Statistica Sinica 28 (2018), 1677-1701
Abstract: We consider the estimation of unknown parameters in a generalized linear model when some covariates have nonignorable missing values. When an instrument, a covariate that helps identifying parameters under nonignorable missingness, is appropriately specified, a pseudo likelihood approach similar to that in Tang, Little and Raghunathan (2003) or Zhao and Shao (2015) can be applied. However, this approach does not work well when the instrument is a weak predictor of the response given other covariates. We show that the asymptotic variances of the pseudo likelihood estimators for the regression coefficients of covariates other than the instrument diverge to infinity as the regression coefficient of the instrument goes to 0. By an imputation-based adjustment for the score equations, we propose a new estimator for the regression coefficients of the covariates other than the instrument. This works well even if the instrument is a weak predictor.
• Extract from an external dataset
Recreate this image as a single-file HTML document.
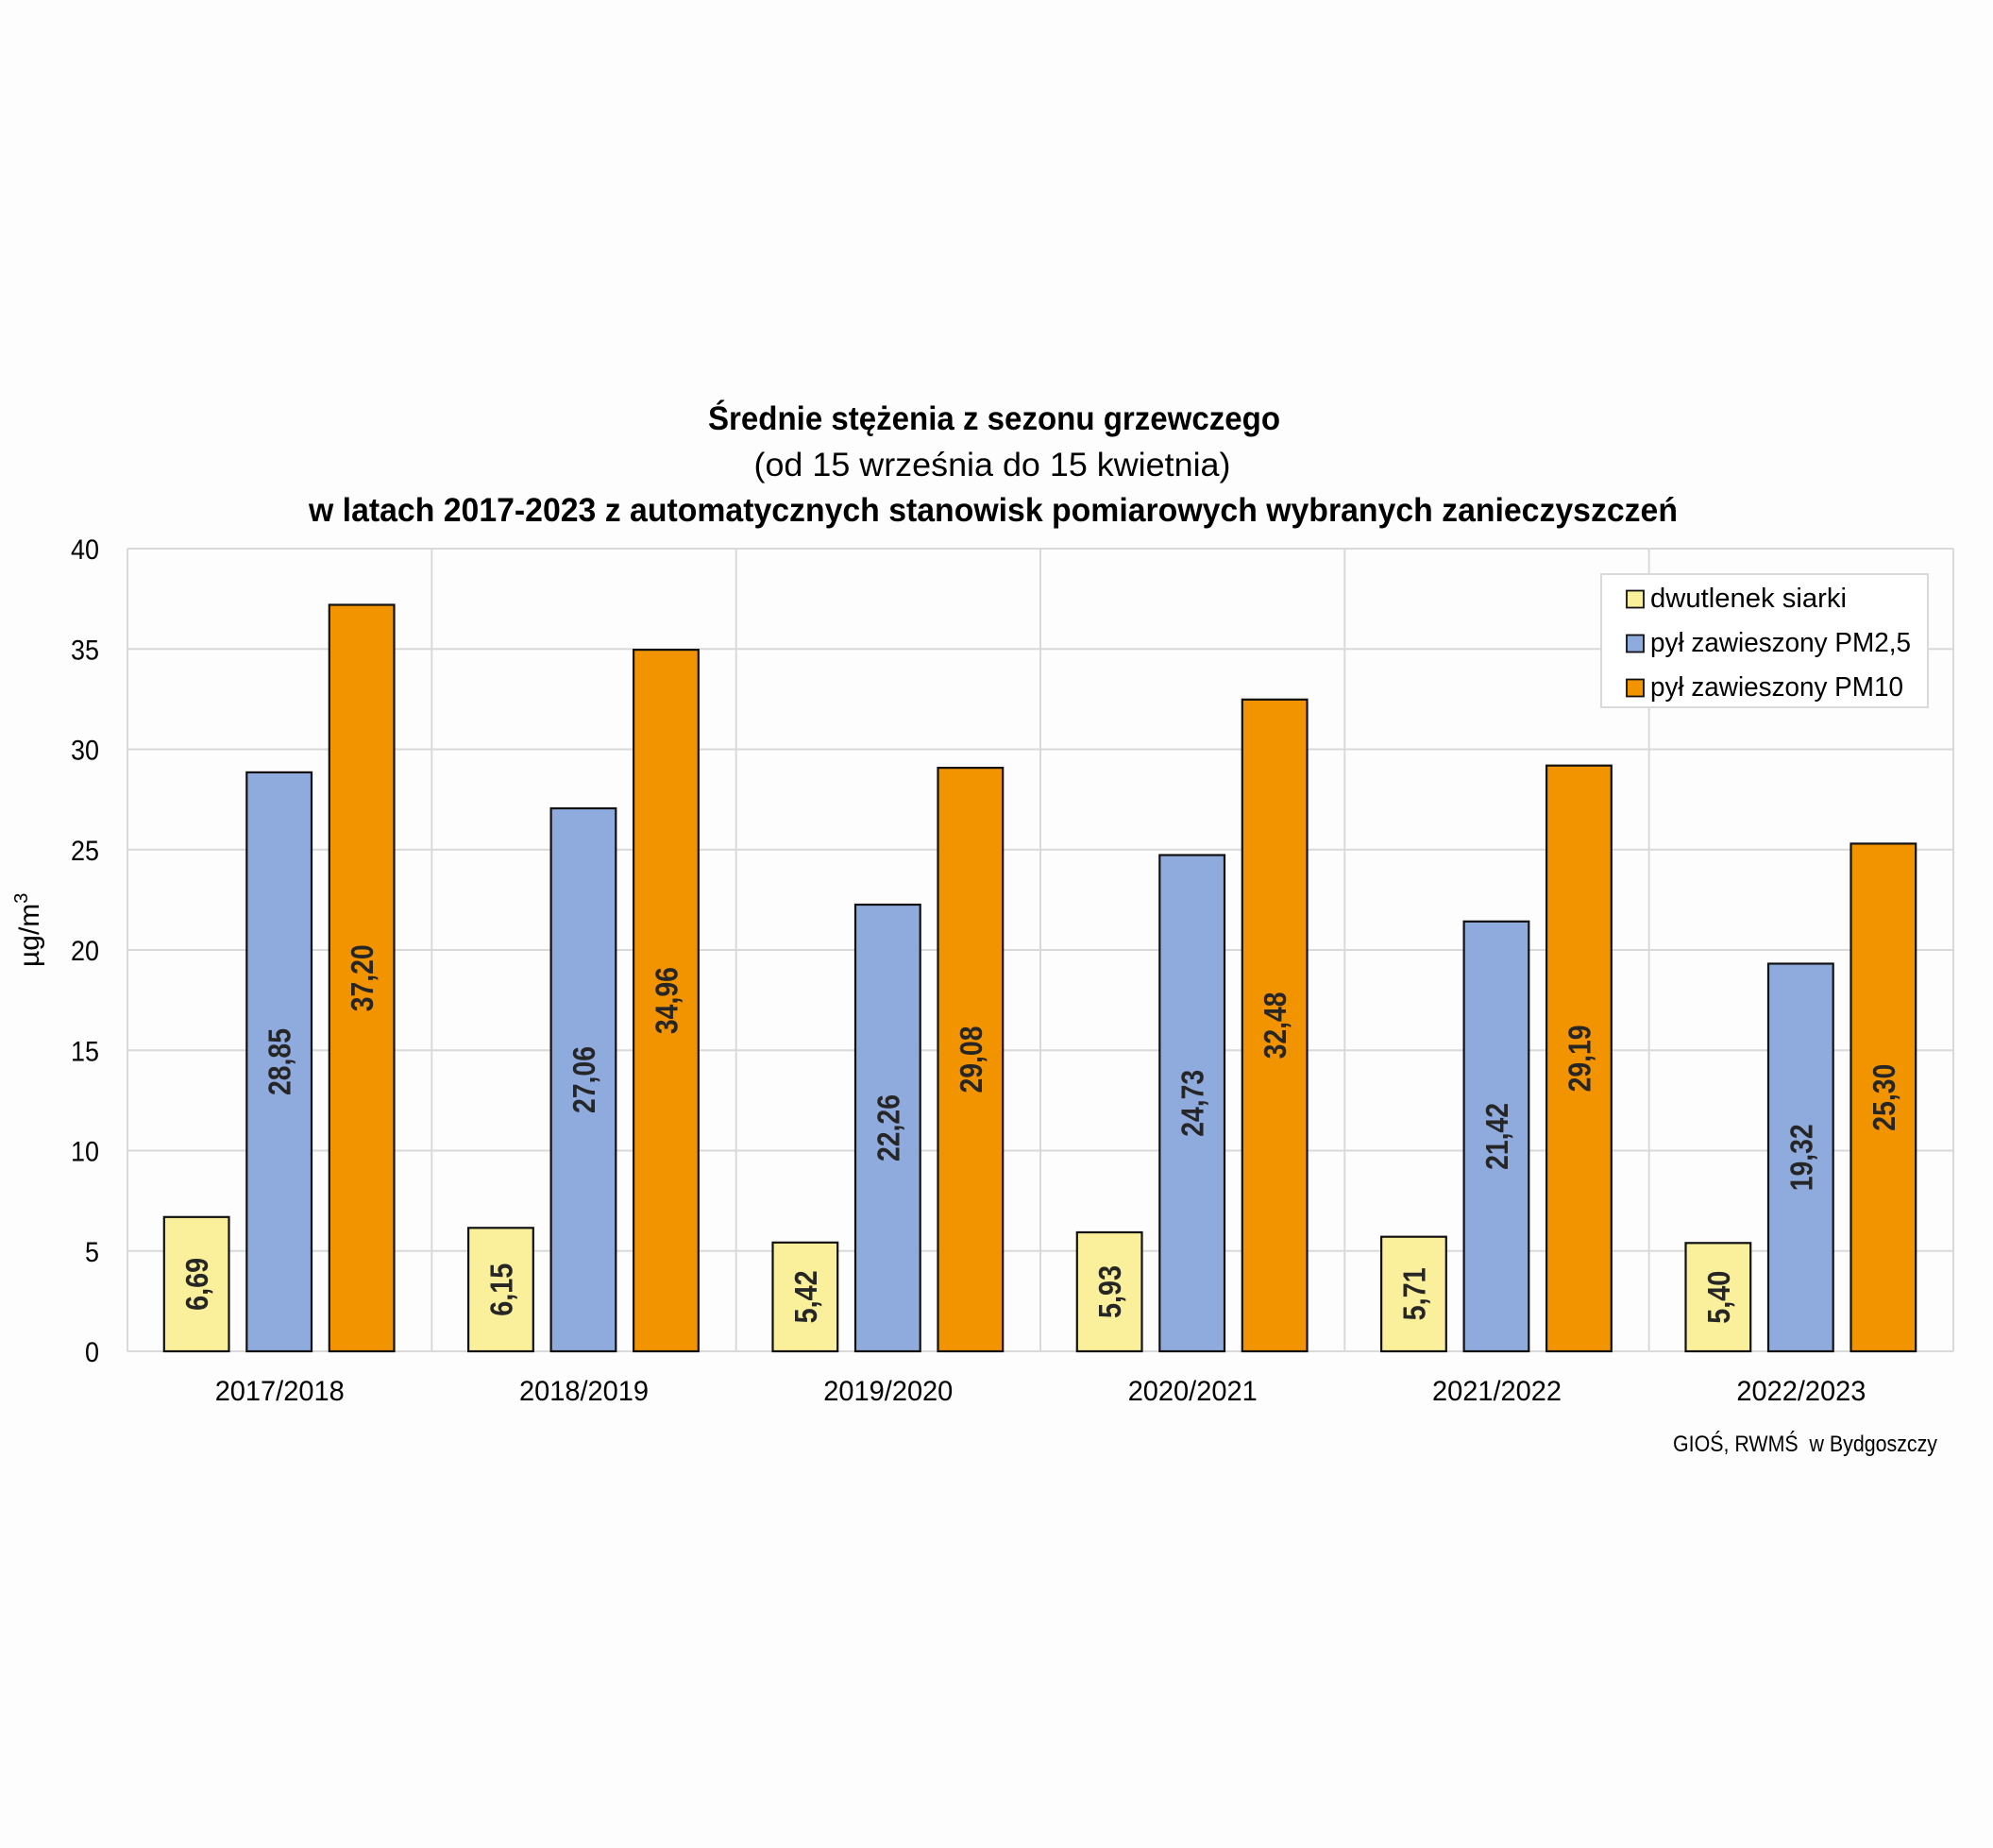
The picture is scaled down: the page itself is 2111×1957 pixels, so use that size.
<!DOCTYPE html>
<html>
<head>
<meta charset="utf-8">
<style>
  html, body { margin: 0; padding: 0; background: #fdfdfd; }
  svg { display: block; }
  text { font-family: "Liberation Sans", "DejaVu Sans", sans-serif; }
</style>
</head>
<body>
<svg width="2111" height="1957" viewBox="0 0 2111 1957" xmlns="http://www.w3.org/2000/svg">
  <rect x="0" y="0" width="2111" height="1957" fill="#fdfdfd"/>

  <!-- Title -->
  <text x="1053" y="455" font-size="35" font-weight="bold" text-anchor="middle" textLength="606" lengthAdjust="spacingAndGlyphs" fill="#000">Średnie stężenia z sezonu grzewczego</text>
  <text x="1051" y="504" font-size="35" text-anchor="middle" textLength="505" lengthAdjust="spacingAndGlyphs" fill="#000">(od 15 września do 15 kwietnia)</text>
  <text x="1052" y="552" font-size="35" font-weight="bold" text-anchor="middle" textLength="1450" lengthAdjust="spacingAndGlyphs" fill="#000">w latach 2017-2023 z automatycznych stanowisk pomiarowych wybranych zanieczyszczeń</text>

  <!-- Plot area gridlines -->
  <g stroke="#d9d9d9" stroke-width="2" fill="none">
    <line x1="135" y1="581" x2="2069" y2="581"/>
    <line x1="135" y1="687.25" x2="2069" y2="687.25"/>
    <line x1="135" y1="793.5" x2="2069" y2="793.5"/>
    <line x1="135" y1="899.75" x2="2069" y2="899.75"/>
    <line x1="135" y1="1006" x2="2069" y2="1006"/>
    <line x1="135" y1="1112.25" x2="2069" y2="1112.25"/>
    <line x1="135" y1="1218.5" x2="2069" y2="1218.5"/>
    <line x1="135" y1="1324.75" x2="2069" y2="1324.75"/>
    <line x1="135" y1="1431" x2="2069" y2="1431"/>
    <line x1="135" y1="581" x2="135" y2="1431"/>
    <line x1="457.3" y1="581" x2="457.3" y2="1431"/>
    <line x1="779.7" y1="581" x2="779.7" y2="1431"/>
    <line x1="1102" y1="581" x2="1102" y2="1431"/>
    <line x1="1424.3" y1="581" x2="1424.3" y2="1431"/>
    <line x1="1746.7" y1="581" x2="1746.7" y2="1431"/>
    <line x1="2069" y1="581" x2="2069" y2="1431"/>
  </g>

  <!-- Y tick labels -->
  <g font-size="30" fill="#000" text-anchor="end">
    <text x="105" y="592" textLength="30" lengthAdjust="spacingAndGlyphs">40</text>
    <text x="105" y="698.25" textLength="30" lengthAdjust="spacingAndGlyphs">35</text>
    <text x="105" y="804.5" textLength="30" lengthAdjust="spacingAndGlyphs">30</text>
    <text x="105" y="910.75" textLength="30" lengthAdjust="spacingAndGlyphs">25</text>
    <text x="105" y="1017" textLength="30" lengthAdjust="spacingAndGlyphs">20</text>
    <text x="105" y="1123.25" textLength="30" lengthAdjust="spacingAndGlyphs">15</text>
    <text x="105" y="1229.5" textLength="30" lengthAdjust="spacingAndGlyphs">10</text>
    <text x="105" y="1335.75" textLength="15" lengthAdjust="spacingAndGlyphs">5</text>
    <text x="105" y="1442" textLength="15" lengthAdjust="spacingAndGlyphs">0</text>
  </g>

  <!-- Y axis title -->
  <text transform="translate(41,1024) rotate(-90)" font-size="30" fill="#000">µg/m<tspan font-size="20" dy="-12">3</tspan></text>

  <!-- Bars -->
  <g stroke="#111" stroke-width="2.2">
    <rect x="173.8" y="1288.8" width="68.7" height="142.2" fill="#faef9b"/>
    <rect x="261.3" y="817.9" width="68.7" height="613.1" fill="#8faadc"/>
    <rect x="348.8" y="640.5" width="68.7" height="790.5" fill="#f29400"/>

    <rect x="496.1" y="1300.3" width="68.7" height="130.7" fill="#faef9b"/>
    <rect x="583.6" y="856" width="68.7" height="575" fill="#8faadc"/>
    <rect x="671.1" y="688.1" width="68.7" height="742.9" fill="#f29400"/>

    <rect x="818.5" y="1315.8" width="68.7" height="115.2" fill="#faef9b"/>
    <rect x="906" y="958" width="68.7" height="473" fill="#8faadc"/>
    <rect x="993.5" y="813.1" width="68.7" height="617.9" fill="#f29400"/>

    <rect x="1140.8" y="1305" width="68.7" height="126" fill="#faef9b"/>
    <rect x="1228.3" y="905.5" width="68.7" height="525.5" fill="#8faadc"/>
    <rect x="1315.8" y="740.8" width="68.7" height="690.2" fill="#f29400"/>

    <rect x="1463.1" y="1309.7" width="68.7" height="121.3" fill="#faef9b"/>
    <rect x="1550.6" y="975.8" width="68.7" height="455.2" fill="#8faadc"/>
    <rect x="1638.1" y="810.7" width="68.7" height="620.3" fill="#f29400"/>

    <rect x="1785.5" y="1316.3" width="68.7" height="114.7" fill="#faef9b"/>
    <rect x="1873" y="1020.5" width="68.7" height="410.5" fill="#8faadc"/>
    <rect x="1960.5" y="893.4" width="68.7" height="537.6" fill="#f29400"/>
  </g>

  <!-- Data labels -->
  <g font-size="33" font-weight="bold" fill="#262626" text-anchor="middle">
    <text transform="translate(208.2,1359.9) rotate(-90)" dy="12" textLength="56" lengthAdjust="spacingAndGlyphs">6,69</text>
    <text transform="translate(295.7,1124.5) rotate(-90)" dy="12" textLength="71" lengthAdjust="spacingAndGlyphs">28,85</text>
    <text transform="translate(383.2,1035.8) rotate(-90)" dy="12" textLength="71" lengthAdjust="spacingAndGlyphs">37,20</text>

    <text transform="translate(530.5,1365.7) rotate(-90)" dy="12" textLength="56" lengthAdjust="spacingAndGlyphs">6,15</text>
    <text transform="translate(618,1143.5) rotate(-90)" dy="12" textLength="71" lengthAdjust="spacingAndGlyphs">27,06</text>
    <text transform="translate(705.5,1059.6) rotate(-90)" dy="12" textLength="71" lengthAdjust="spacingAndGlyphs">34,96</text>

    <text transform="translate(852.9,1373.4) rotate(-90)" dy="12" textLength="56" lengthAdjust="spacingAndGlyphs">5,42</text>
    <text transform="translate(940.4,1194.5) rotate(-90)" dy="12" textLength="71" lengthAdjust="spacingAndGlyphs">22,26</text>
    <text transform="translate(1027.9,1122) rotate(-90)" dy="12" textLength="71" lengthAdjust="spacingAndGlyphs">29,08</text>

    <text transform="translate(1175.2,1368) rotate(-90)" dy="12" textLength="56" lengthAdjust="spacingAndGlyphs">5,93</text>
    <text transform="translate(1262.7,1168.3) rotate(-90)" dy="12" textLength="71" lengthAdjust="spacingAndGlyphs">24,73</text>
    <text transform="translate(1350.2,1085.9) rotate(-90)" dy="12" textLength="71" lengthAdjust="spacingAndGlyphs">32,48</text>

    <text transform="translate(1497.5,1370.4) rotate(-90)" dy="12" textLength="56" lengthAdjust="spacingAndGlyphs">5,71</text>
    <text transform="translate(1585,1203.4) rotate(-90)" dy="12" textLength="71" lengthAdjust="spacingAndGlyphs">21,42</text>
    <text transform="translate(1672.5,1120.9) rotate(-90)" dy="12" textLength="71" lengthAdjust="spacingAndGlyphs">29,19</text>

    <text transform="translate(1819.9,1373.7) rotate(-90)" dy="12" textLength="56" lengthAdjust="spacingAndGlyphs">5,40</text>
    <text transform="translate(1907.4,1225.8) rotate(-90)" dy="12" textLength="71" lengthAdjust="spacingAndGlyphs">19,32</text>
    <text transform="translate(1994.9,1162.2) rotate(-90)" dy="12" textLength="71" lengthAdjust="spacingAndGlyphs">25,30</text>
  </g>

  <!-- X category labels -->
  <g font-size="30" fill="#000" text-anchor="middle">
    <text x="296.2" y="1483" textLength="137" lengthAdjust="spacingAndGlyphs">2017/2018</text>
    <text x="618.5" y="1483" textLength="137" lengthAdjust="spacingAndGlyphs">2018/2019</text>
    <text x="940.8" y="1483" textLength="137" lengthAdjust="spacingAndGlyphs">2019/2020</text>
    <text x="1263.2" y="1483" textLength="137" lengthAdjust="spacingAndGlyphs">2020/2021</text>
    <text x="1585.5" y="1483" textLength="137" lengthAdjust="spacingAndGlyphs">2021/2022</text>
    <text x="1907.9" y="1483" textLength="137" lengthAdjust="spacingAndGlyphs">2022/2023</text>
  </g>

  <!-- Source -->
  <text x="1772" y="1537" font-size="24" fill="#000" textLength="280" lengthAdjust="spacingAndGlyphs" style="white-space:pre">GIOŚ, RWMŚ  w Bydgoszczy</text>

  <!-- Legend -->
  <rect x="1696" y="608" width="346" height="141" fill="#ffffff" stroke="#d9d9d9" stroke-width="2"/>
  <g stroke="#111" stroke-width="1.8">
    <rect x="1723" y="625.5" width="18" height="18" fill="#faef9b"/>
    <rect x="1723" y="672.5" width="18" height="18" fill="#8faadc"/>
    <rect x="1723" y="719.5" width="18" height="18" fill="#f29400"/>
  </g>
  <g font-size="29" fill="#000">
    <text x="1748" y="643" textLength="208" lengthAdjust="spacingAndGlyphs">dwutlenek siarki</text>
    <text x="1748" y="690" textLength="276" lengthAdjust="spacingAndGlyphs">pył zawieszony PM2,5</text>
    <text x="1748" y="737" textLength="268" lengthAdjust="spacingAndGlyphs">pył zawieszony PM10</text>
  </g>
</svg>
</body>
</html>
It is semiparametric since the propensity of missing covariate data is completely unspecified. To solve the adjusted score equation, we develop an iterative algorithm that can be applied by using standard softwares at each iteration. We establish some theoretical results on the convergence of the proposed iterative algorithm and asymptotic normality of the resulting estimators. A variance estimation formula is also derived. Some simulation results and a data example are presented for illustration.
Key words and phrases: Adjusted likelihood, identifiability, instruments, nonignorable missing covariate data, pseudo-likelihood, semiparametric.